Ecology on the move

Last Monday, Prof Evelyn Merril presented her research in our weekly Zoology Seminar. Evelyn is a faculty member at the University of Alberta, and has recently arrived in Oxford to work at our Department for a few weeks within the context of a mini-sabbatical. In her on words, she is “looking forward to collaborating with faculty, early career researchers, and students at Zoology, and to developing exciting ideas that will propel my research group into the next few years”.

Evelyn´s seminar, entitled “Animal movements in heterogeneous landscapes: wapiti, wolves, and prions”, took the attendees through three different study systems that her research group has examined over the last decade, all of them with the concept of movement as a common denominator. Here, I highlight some of these systems: elk and wolves.

Humans have a multitude of drastic effects on our biodiversity, but some are more direct and obvious than others. We affect species’ niches and distributions by altering global patterns of atmospheric circulation, creating pollution, worsening global warming, or carrying out activities such as deforestation. The human footprint also has a significant effect on the way that animals move; not just because we have increased the probability of accidental introductions of alien species into new habitats, but also because we inadvertently alter and limit the movement of the local fauna through the construction of our own infrastructure.

Evelyn highlighted how Alberta’s “open for business” attitude has resulted in some interesting ecological challenges. Alberta has historically welcomed various businesses for the exploitation of its natural resources. The development of a road system to get to those remote resources, often located in the middle of Canada's magnificent wilderness, continues to be a hotly debated topic: how much and where should the network be based?

Some of the research in Merrill’s research group has documented how this road system creates elk roadkill. Her research has shown that the effects are most drastic when the roads are placed along clear-cut habitats, rather than when they go through conifer forests. This finding is important as forestry operations prefer roads to go through clear cut habitats, whereas other industries show no preference for the location of the road. Evelyn's research is now showing the predicatbility of the different preferences and pressures of different enterprises, and this science is being translated into action as GIS experts are collaborating with local government to develop road systems that impact minimally on local fauna.
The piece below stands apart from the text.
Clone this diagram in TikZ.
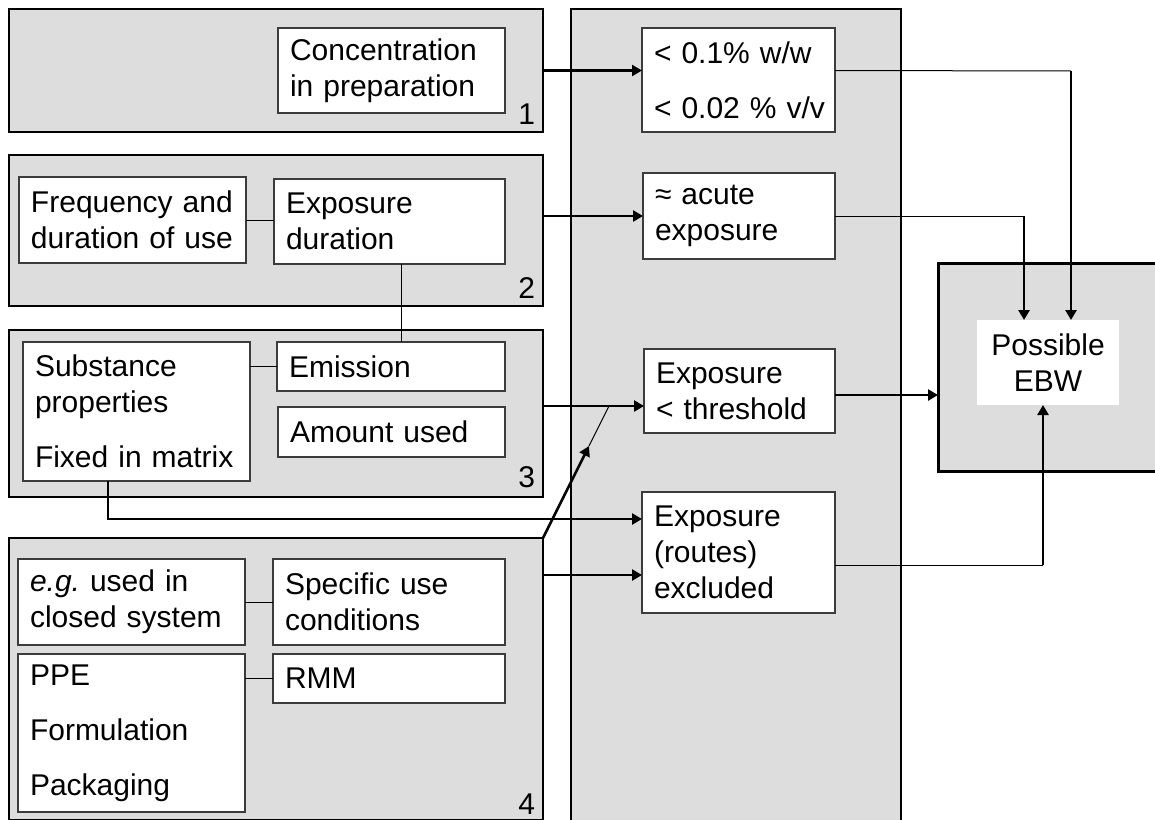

Evelyn’s research group also investigate how the development of roads and naturally occurring networks, such as seismic lines, may affect wolf populations. She has developed a spatially explicit model where she can examine which features of the landscape significantly affect the “time to kill” (i.e. duration between two prey consecutive prey events). She found that, contrary to her initial hypothesis, prey density did not matter much, but that a leading explanatory variable was how rugged the landscape under examination was. Her research also showed that wolves tend to use seismic lines as corridors to quickly move between different points of the landscape. The implications of this finding are vast – with more roads on the landscape, wolves may also be able to more efficiently bring down their time to kill, thus affecting the population dynamics and densities of their prey. She showed that the effects of seismic lines are most drastic where prey densities are already low. This finding is particularly important in the light of the minimal population size (effective population size) that allows for a population to persist.

Evelyn awoke a lot of interest following her seminar, and many of us from the Department followed to the University Club to continue discussions with her on her research and potential collaborations.